> _REQUIREMENTS_
Pick out all lines in the listing holding the string "this" and copy them.

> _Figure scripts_

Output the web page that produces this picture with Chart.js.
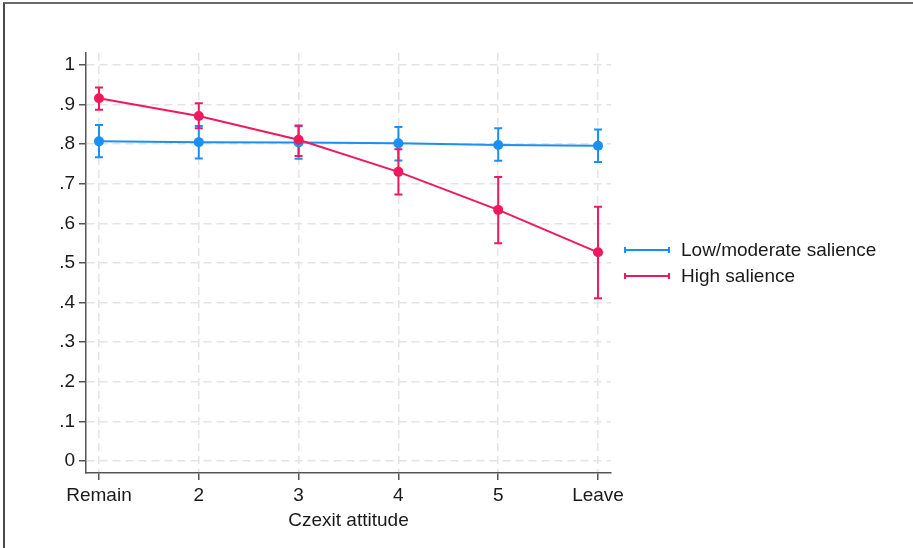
<!DOCTYPE html>
<html lang="en">
<head>
  <meta charset="UTF-8" />
  <title>Czexit attitude</title>
  <script src="https://cdn.jsdelivr.net/npm/chart.js"></script>
  <style>
    * { box-sizing: border-box; margin: 0; padding: 0; }
    body { background: #ffffff; width: 913px; height: 548px; overflow: hidden; }
    .wrap { position: relative; width: 913px; height: 548px; }
    .frame {
      position: absolute; top: 2px; left: 3px; right: 0; bottom: 0;
      border-top: 2px solid #6a6a6a; border-left: 2px solid #4a4a4a;
      pointer-events: none;
    }
  </style>
</head>
<body>
  <div class="wrap">
    <canvas id="chart"></canvas>
    <div class="frame"></div>
  </div>

  <script>
    const categories = ['Remain', '2', '3', '4', '5', 'Leave'];
    const yTickValues = [0, 0.1, 0.2, 0.3, 0.4, 0.5, 0.6, 0.7, 0.8, 0.9, 1];
    const yTickLabels = ['0', '.1', '.2', '.3', '.4', '.5', '.6', '.7', '.8', '.9', '1'];
    const seriesNames = ['Low/moderate salience', 'High salience'];

    const lowMean = [0.807, 0.805, 0.804, 0.802, 0.798, 0.796];
    const lowLo = [0.767, 0.764, 0.763, 0.759, 0.758, 0.755];
    const lowHi = [0.848, 0.846, 0.845, 0.843, 0.840, 0.837];

    const highMean = [0.916, 0.871, 0.811, 0.730, 0.634, 0.527];
    const highLo = [0.887, 0.840, 0.770, 0.673, 0.550, 0.411];
    const highHi = [0.943, 0.903, 0.847, 0.787, 0.717, 0.642];

    const blue = '#1b8ff2';
    const red = '#ef1a5c';
    const font = "'Liberation Sans', Arial, sans-serif";

    const toPoints = arr => arr.map((v, i) => ({ x: i, y: v }));

    // draws the confidence interval bars under the lines
    const errorBars = {
      id: 'errorBars',
      beforeDatasetsDraw(chart) {
        const { ctx, scales: { x, y } } = chart;
        ctx.save();
        chart.data.datasets.forEach(ds => {
          ctx.strokeStyle = ds.borderColor;
          ctx.lineWidth = 2;
          ds.errLo.forEach((lo, i) => {
            const px = x.getPixelForValue(i);
            const pLo = y.getPixelForValue(lo);
            const pHi = y.getPixelForValue(ds.errHi[i]);
            ctx.beginPath();
            ctx.moveTo(px, pLo); ctx.lineTo(px, pHi);
            ctx.moveTo(px - 4, pLo); ctx.lineTo(px + 4, pLo);
            ctx.moveTo(px - 4, pHi); ctx.lineTo(px + 4, pHi);
            ctx.stroke();
          });
        });
        ctx.restore();
      }
    };

    // legend at the right, line with small end caps
    const sideLegend = {
      id: 'sideLegend',
      afterDraw(chart) {
        const { ctx } = chart;
        ctx.save();
        ctx.font = '19px ' + font;
        ctx.textBaseline = 'middle';
        chart.data.datasets.forEach((ds, i) => {
          const yy = 250 + i * 26;
          ctx.strokeStyle = ds.borderColor;
          ctx.lineWidth = 2;
          ctx.beginPath();
          ctx.moveTo(625, yy); ctx.lineTo(669, yy);
          ctx.moveTo(625, yy - 3); ctx.lineTo(625, yy + 3);
          ctx.moveTo(669, yy - 3); ctx.lineTo(669, yy + 3);
          ctx.stroke();
          ctx.fillStyle = '#1a1a1a';
          ctx.fillText(ds.label, 681, yy + 1);
        });
        ctx.restore();
      }
    };

    const chart = new Chart(document.getElementById('chart'), {
      type: 'line',
      data: {
        datasets: [
          {
            label: seriesNames[0],
            data: toPoints(lowMean),
            errLo: lowLo,
            errHi: lowHi,
            borderColor: blue,
            backgroundColor: blue,
            borderWidth: 2,
            pointRadius: 5,
            pointBorderWidth: 0,
            tension: 0,
            order: 2
          },
          {
            label: seriesNames[1],
            data: toPoints(highMean),
            errLo: highLo,
            errHi: highHi,
            borderColor: red,
            backgroundColor: red,
            borderWidth: 2,
            pointRadius: 5,
            pointBorderWidth: 0,
            tension: 0,
            order: 1
          }
        ]
      },
      options: {
        responsive: true,
        maintainAspectRatio: false,
        animation: false,
        layout: { padding: { top: 53, right: 302, left: 0, bottom: 0 } },
        plugins: {
          legend: { display: false },
          tooltip: { enabled: false }
        },
        scales: {
          x: {
            type: 'linear',
            min: -0.13,
            max: 5.13,
            afterBuildTicks: s => { s.ticks = categories.map((c, i) => ({ value: i })); },
            afterFit: s => { s.height = 75; },
            ticks: {
              autoSkip: false,
              maxRotation: 0,
              padding: 4,
              color: '#1a1a1a',
              font: { family: font, size: 19 },
              callback: v => categories[v]
            },
            grid: {
              color: '#e4e4e4',
              lineWidth: 1.5,
              tickColor: '#555',
              tickLength: 7,
              tickWidth: 1.5
            },
            border: { color: '#555', width: 1.5, dash: [8, 5] },
            title: {
              display: true,
              text: 'Czexit attitude',
              color: '#1a1a1a',
              font: { family: font, size: 19 },
              padding: { top: 0, bottom: 16 }
            }
          },
          y: {
            min: -0.03,
            max: 1.03,
            afterBuildTicks: s => { s.ticks = yTickValues.map(v => ({ value: v })); },
            afterFit: s => { s.width = 86; },
            ticks: {
              padding: 4,
              color: '#1a1a1a',
              font: { family: font, size: 19 },
              callback: (v, i) => yTickLabels[i]
            },
            grid: {
              color: '#e4e4e4',
              lineWidth: 1.5,
              tickColor: '#555',
              tickLength: 7,
              tickWidth: 1.5
            },
            border: { color: '#555', width: 1.5, dash: [8, 5] }
          }
        }
      },
      plugins: [errorBars, sideLegend]
    });
  </script>
</body>
</html>
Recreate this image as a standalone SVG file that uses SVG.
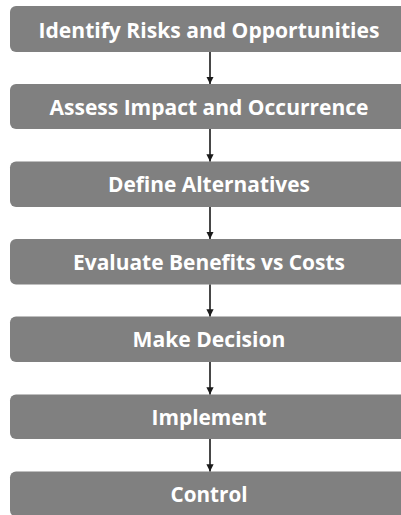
<svg xmlns="http://www.w3.org/2000/svg" width="401" height="515" viewBox="0 0 401 515">
<style>
.box{fill:#808080}
.lbl{font-family:"Open Sans","Noto Sans",sans-serif;font-weight:bold;font-size:21px;fill:#ffffff;text-anchor:middle}
.edge{stroke:#1a1a1a;stroke-width:1.6;fill:none;marker-end:url(#ah)}
</style>
<defs>
<marker id="ah" viewBox="0 0 10 10" refX="10" refY="5" markerWidth="4.5" markerHeight="4.5" orient="auto" markerUnits="strokeWidth">
<path d="M0,0 L10,5 L0,10 Z" fill="#1a1a1a"/>
</marker>
</defs>
<rect width="401" height="515" fill="#ffffff"/>
<g id="n1"><rect class="box" x="10" y="6" width="398" height="46" rx="6"/><text class="lbl" x="209" y="38" textLength="341" lengthAdjust="spacingAndGlyphs">Identify Risks and Opportunities</text></g>
<g id="n2"><rect class="box" x="10" y="84" width="398" height="45" rx="6"/><text class="lbl" x="209" y="114.5" textLength="319" lengthAdjust="spacingAndGlyphs">Assess Impact and Occurrence</text></g>
<g id="n3"><rect class="box" x="10" y="161.5" width="398" height="45.5" rx="6"/><text class="lbl" x="209" y="191.5" textLength="202" lengthAdjust="spacingAndGlyphs">Define Alternatives</text></g>
<g id="n4"><rect class="box" x="10" y="239" width="398" height="45.5" rx="6"/><text class="lbl" x="209" y="269.5" textLength="272" lengthAdjust="spacingAndGlyphs">Evaluate Benefits vs Costs</text></g>
<g id="n5"><rect class="box" x="10" y="316.5" width="398" height="45.5" rx="6"/><text class="lbl" x="209" y="346.5" textLength="153" lengthAdjust="spacingAndGlyphs">Make Decision</text></g>
<g id="n6"><rect class="box" x="10" y="394.5" width="398" height="44.5" rx="6"/><text class="lbl" x="209" y="424.5" textLength="115" lengthAdjust="spacingAndGlyphs">Implement</text></g>
<g id="n7"><rect class="box" x="10" y="471.5" width="398" height="45" rx="6"/><text class="lbl" x="209" y="502" textLength="77" lengthAdjust="spacingAndGlyphs">Control</text></g>
<g id="edges">
<line class="edge" x1="210" y1="52" x2="210" y2="84"/>
<line class="edge" x1="210" y1="129" x2="210" y2="161.5"/>
<line class="edge" x1="210" y1="207" x2="210" y2="239"/>
<line class="edge" x1="210" y1="284.5" x2="210" y2="316.5"/>
<line class="edge" x1="210" y1="362" x2="210" y2="394.5"/>
<line class="edge" x1="210" y1="439" x2="210" y2="471.5"/>
</g>
</svg>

> _THE SOLUTION_
Output the web page that produces this picture with Chart.js.
Recreate this image as a standalone SVG file that uses SVG.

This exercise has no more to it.